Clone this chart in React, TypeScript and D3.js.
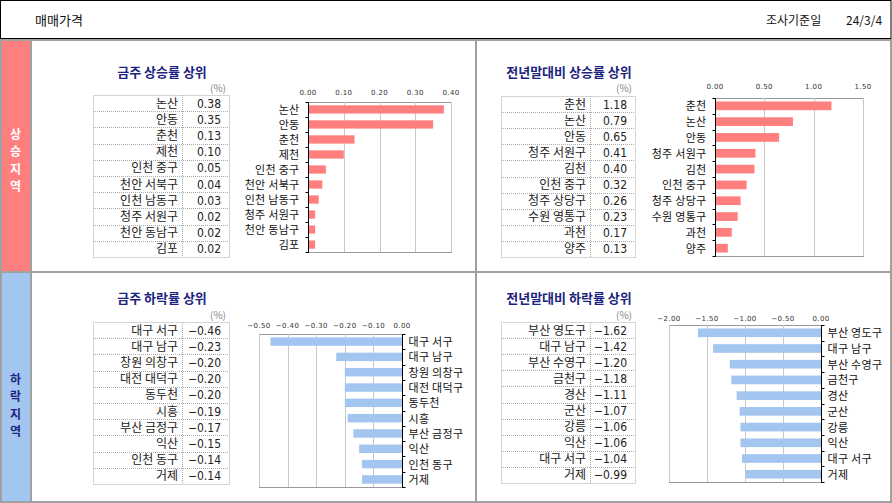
// @ts-nocheck
import React, { useEffect, useRef } from "react";
import * as d3 from "d3";

// 금주 상승률 상위
const weekUpNames = ["논산", "안동", "춘천", "제천", "인천 중구", "천안 서북구", "인천 남동구", "청주 서원구", "천안 동남구", "김포"];
const weekUpValues = [0.38, 0.35, 0.13, 0.1, 0.05, 0.04, 0.03, 0.02, 0.02, 0.02];
const weekUpTicks = [0, 0.1, 0.2, 0.3, 0.4];

// 전년말대비 상승률 상위
const yearUpNames = ["춘천", "논산", "안동", "청주 서원구", "김천", "인천 중구", "청주 상당구", "수원 영통구", "과천", "양주"];
const yearUpValues = [1.18, 0.79, 0.65, 0.41, 0.4, 0.32, 0.26, 0.23, 0.17, 0.13];
const yearUpTicks = [0, 0.5, 1.0, 1.5];

// 금주 하락률 상위
const weekDownNames = ["대구 서구", "대구 남구", "창원 의창구", "대전 대덕구", "동두천", "시흥", "부산 금정구", "익산", "인천 동구", "거제"];
const weekDownValues = [-0.46, -0.23, -0.2, -0.2, -0.2, -0.19, -0.17, -0.15, -0.14, -0.14];
const weekDownTicks = [-0.5, -0.4, -0.3, -0.2, -0.1, 0];

// 전년말대비 하락률 상위
const yearDownNames = ["부산 영도구", "대구 남구", "부산 수영구", "금천구", "경산", "군산", "강릉", "익산", "대구 서구", "거제"];
const yearDownValues = [-1.62, -1.42, -1.2, -1.18, -1.11, -1.07, -1.06, -1.06, -1.04, -0.99];
const yearDownTicks = [-2, -1.5, -1.0, -0.5, 0];

const W = 892;
const H = 503;
const KR = "'Noto Sans CJK KR', 'Noto Sans', sans-serif";
const RED = "#ff7f7f";
const BLUE = "#a3c6f0";
const NAVY = "#1c2480";
const FRAME = "#a0a0a0";

const panels = [
  {
    title: "금주 상승률 상위", names: weekUpNames, values: weekUpValues, ticks: weekUpTicks, color: RED,
    titleX: 162, titleY: 77, pctY: 92,
    table: { x: 93, y: 95, w: 136, h: 162, split: 182 },
    chart: { x0: 308, x1: 451, top: 102, bottom: 252, tickY: 95 },
  },
  {
    title: "전년말대비 상승률 상위", names: yearUpNames, values: yearUpValues, ticks: yearUpTicks, color: RED,
    titleX: 569, titleY: 77, pctY: 92,
    table: { x: 501, y: 96, w: 134, h: 161, split: 590 },
    chart: { x0: 715, x1: 863, top: 98, bottom: 256, tickY: 89 },
  },
  {
    title: "금주 하락률 상위", names: weekDownNames, values: weekDownValues, ticks: weekDownTicks, color: BLUE,
    titleX: 162, titleY: 303, pctY: 319,
    table: { x: 93, y: 322, w: 136, h: 162, split: 182 },
    chart: { x0: 259, x1: 402, top: 334, bottom: 487, tickY: 328 },
  },
  {
    title: "전년말대비 하락률 상위", names: yearDownNames, values: yearDownValues, ticks: yearDownTicks, color: BLUE,
    titleX: 569, titleY: 303, pctY: 319,
    table: { x: 501, y: 322, w: 134, h: 161, split: 590 },
    chart: { x0: 669, x1: 821, top: 325, bottom: 482, tickY: 321 },
  },
];

function drawPanel(svg, p) {
  const g = svg.append("g");
  const negative = p.values[0] < 0;

  g.append("text")
    .attr("x", p.titleX).attr("y", p.titleY)
    .attr("text-anchor", "middle")
    .attr("font-family", KR).attr("font-size", 13).attr("font-weight", "bold")
    .attr("fill", NAVY)
    .text(p.title);

  const t = p.table;
  g.append("text")
    .attr("x", t.x + t.w - 3).attr("y", p.pctY)
    .attr("text-anchor", "end")
    .attr("font-family", KR).attr("font-size", 10).attr("fill", "#888")
    .text("(%)");

  // table
  const row = d3.scaleBand().domain(d3.range(p.names.length)).range([t.y, t.y + t.h]);
  const dash = "1,1";
  const tab = g.append("g");
  tab.append("rect").attr("x", t.x + 0.5).attr("y", t.y + 0.5).attr("width", t.w).attr("height", t.h)
    .attr("fill", "none").attr("stroke", "#aaa").attr("stroke-dasharray", dash);
  tab.append("line").attr("x1", t.split + 0.5).attr("x2", t.split + 0.5).attr("y1", t.y).attr("y2", t.y + t.h)
    .attr("stroke", "#aaa").attr("stroke-dasharray", dash);
  tab.selectAll("line.row").data(d3.range(1, p.names.length)).join("line")
    .attr("class", "row")
    .attr("x1", t.x).attr("x2", t.x + t.w)
    .attr("y1", (i) => Math.round(row(i)) + 0.5).attr("y2", (i) => Math.round(row(i)) + 0.5)
    .attr("stroke", "#aaa").attr("stroke-dasharray", dash);
  tab.selectAll("text.name").data(p.names).join("text")
    .attr("class", "name")
    .attr("x", t.split - 4).attr("y", (d, i) => row(i) + row.bandwidth() / 2 + 4.5)
    .attr("text-anchor", "end").attr("font-family", KR).attr("font-size", 12).attr("fill", "#222")
    .text((d) => d);
  tab.selectAll("text.val").data(p.values).join("text")
    .attr("class", "val")
    .attr("x", t.x + t.w - 8).attr("y", (d, i) => row(i) + row.bandwidth() / 2 + 4.5)
    .attr("text-anchor", "end").attr("font-family", "'Liberation Sans Narrow', 'DejaVu Sans Condensed', sans-serif")
    .attr("font-size", 12).attr("fill", "#222")
    .text((d) => (d < 0 ? "−" : "") + Math.abs(d).toFixed(2));

  // chart
  const c = p.chart;
  const x = d3.scaleLinear().domain(d3.extent(p.ticks)).range([c.x0, c.x1]);
  const y = d3.scaleBand().domain(p.names).range([c.top, c.bottom]).paddingInner(0.45).paddingOuter(0.22);
  const band = d3.scaleBand().domain(p.names).range([c.top, c.bottom]);

  const ch = g.append("g");
  ch.append("rect").attr("x", c.x0 + 0.5).attr("y", c.top + 0.5).attr("width", c.x1 - c.x0).attr("height", c.bottom - c.top)
    .attr("fill", "#fff").attr("stroke", "#9a9a9a");
  ch.selectAll("line.grid").data(p.ticks).join("line")
    .attr("class", "grid")
    .attr("x1", (d) => Math.round(x(d)) + 0.5).attr("x2", (d) => Math.round(x(d)) + 0.5)
    .attr("y1", c.top).attr("y2", c.bottom)
    .attr("stroke", "#c8c8c8");

  ch.selectAll("rect.bar").data(p.values).join("rect")
    .attr("class", "bar")
    .attr("x", (d) => x(Math.min(0, d)))
    .attr("width", (d) => Math.abs(x(d) - x(0)))
    .attr("y", (d, i) => y(p.names[i]))
    .attr("height", y.bandwidth())
    .attr("fill", p.color);

  // tick labels on top
  ch.selectAll("text.tick").data(p.ticks).join("text")
    .attr("class", "tick")
    .attr("x", (d) => x(d)).attr("y", c.tickY)
    .attr("text-anchor", "middle")
    .attr("font-family", "'DejaVu Sans', sans-serif").attr("font-size", 7).attr("fill", "#333")
    .attr("letter-spacing", 0.4)
    .text((d) => (d < 0 ? "−" : "") + Math.abs(d).toFixed(2));

  // category axis at zero
  const zx = Math.round(x(0)) + 0.5;
  ch.append("line").attr("x1", zx).attr("x2", zx).attr("y1", c.top).attr("y2", c.bottom + 1)
    .attr("stroke", "#000");
  const dir = negative ? 1 : -1;
  ch.selectAll("line.cat").data(d3.range(p.names.length + 1)).join("line")
    .attr("class", "cat")
    .attr("x1", zx).attr("x2", zx + dir * 3)
    .attr("y1", (i) => Math.round(c.top + i * band.step()) + 0.5)
    .attr("y2", (i) => Math.round(c.top + i * band.step()) + 0.5)
    .attr("stroke", "#000");

  ch.selectAll("text.cat").data(p.names).join("text")
    .attr("class", "cat")
    .attr("x", negative ? zx + 6 : zx - 9)
    .attr("y", (d) => band(d) + band.bandwidth() / 2 + 4.5)
    .attr("text-anchor", negative ? "start" : "end")
    .attr("font-family", KR).attr("font-size", 11).attr("fill", "#111")
    .attr("letter-spacing", 0.3)
    .text((d) => d);
}

const App = () => {
  const ref = useRef();
  useEffect(() => {
    document.body.style.margin = "0";
    const svg = d3.select(ref.current);
    svg.selectAll("*").remove();

    svg.append("rect").attr("width", W).attr("height", H).attr("fill", "#fff");

    // header
    svg.append("rect").attr("x", 0.5).attr("y", 0.5).attr("width", W - 1.5).attr("height", 38)
      .attr("fill", "#fff").attr("stroke", "#000");
    svg.append("text").attr("x", 35).attr("y", 25)
      .attr("font-family", KR).attr("font-size", 13).attr("fill", "#111").text("매매가격");
    svg.append("text").attr("x", 766).attr("y", 25)
      .attr("font-family", KR).attr("font-size", 12).attr("fill", "#111").text("조사기준일");
    svg.append("text").attr("x", 846).attr("y", 25)
      .attr("font-family", KR).attr("font-size", 12).attr("fill", "#111").text("24/3/4");

    // side strips
    svg.append("rect").attr("x", 0).attr("y", 40).attr("width", 31).attr("height", 232).attr("fill", RED);
    svg.append("rect").attr("x", 0).attr("y", 273).attr("width", 31).attr("height", 230).attr("fill", BLUE);
    const stripText = (label, cy, fill) => {
      svg.append("g").selectAll("text").data(label.split("")).join("text")
        .attr("x", 15.5).attr("y", (d, i) => cy + (i - 1.5) * 17.5 + 5)
        .attr("text-anchor", "middle")
        .attr("font-family", KR).attr("font-size", 12).attr("font-weight", "bold").attr("fill", fill)
        .text((d) => d);
    };
    stripText("상승지역", 160, "#fff");
    stripText("하락지역", 405, NAVY);

    // frame lines
    const frame = svg.append("g").attr("stroke", FRAME).attr("stroke-width", 2).attr("fill", "none");
    frame.append("line").attr("x1", 0).attr("x2", W).attr("y1", 40).attr("y2", 40);
    frame.append("line").attr("x1", 0).attr("x2", W).attr("y1", 272).attr("y2", 272);
    frame.append("line").attr("x1", 0).attr("x2", W).attr("y1", 502).attr("y2", 502);
    frame.append("line").attr("x1", 31).attr("x2", 31).attr("y1", 40).attr("y2", H);
    frame.append("line").attr("x1", 476).attr("x2", 476).attr("y1", 40).attr("y2", H);
    frame.append("line").attr("x1", 891).attr("x2", 891).attr("y1", 40).attr("y2", H);
    frame.append("line").attr("x1", 1).attr("x2", 1).attr("y1", 40).attr("y2", H);

    panels.forEach((p) => drawPanel(svg, p));
  }, []);

  return <svg width={W} height={H} ref={ref} style={{ display: "block" }}></svg>;
};

export default App;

# # # #

> AIM: The lines from the start of the data through the line that contains "const weekUpTicks = [0, 0.1, 0.2, 0.3, 0.4];" are to be returned exactly, please, with both ends included and every picture left out.

> TASK ANSWER:
Clone this chart in React, TypeScript and D3.js.
// @ts-nocheck
import React, { useEffect, useRef } from "react";
import * as d3 from "d3";

// 금주 상승률 상위
const weekUpNames = ["논산", "안동", "춘천", "제천", "인천 중구", "천안 서북구", "인천 남동구", "청주 서원구", "천안 동남구", "김포"];
const weekUpValues = [0.38, 0.35, 0.13, 0.1, 0.05, 0.04, 0.03, 0.02, 0.02, 0.02];
const weekUpTicks = [0, 0.1, 0.2, 0.3, 0.4];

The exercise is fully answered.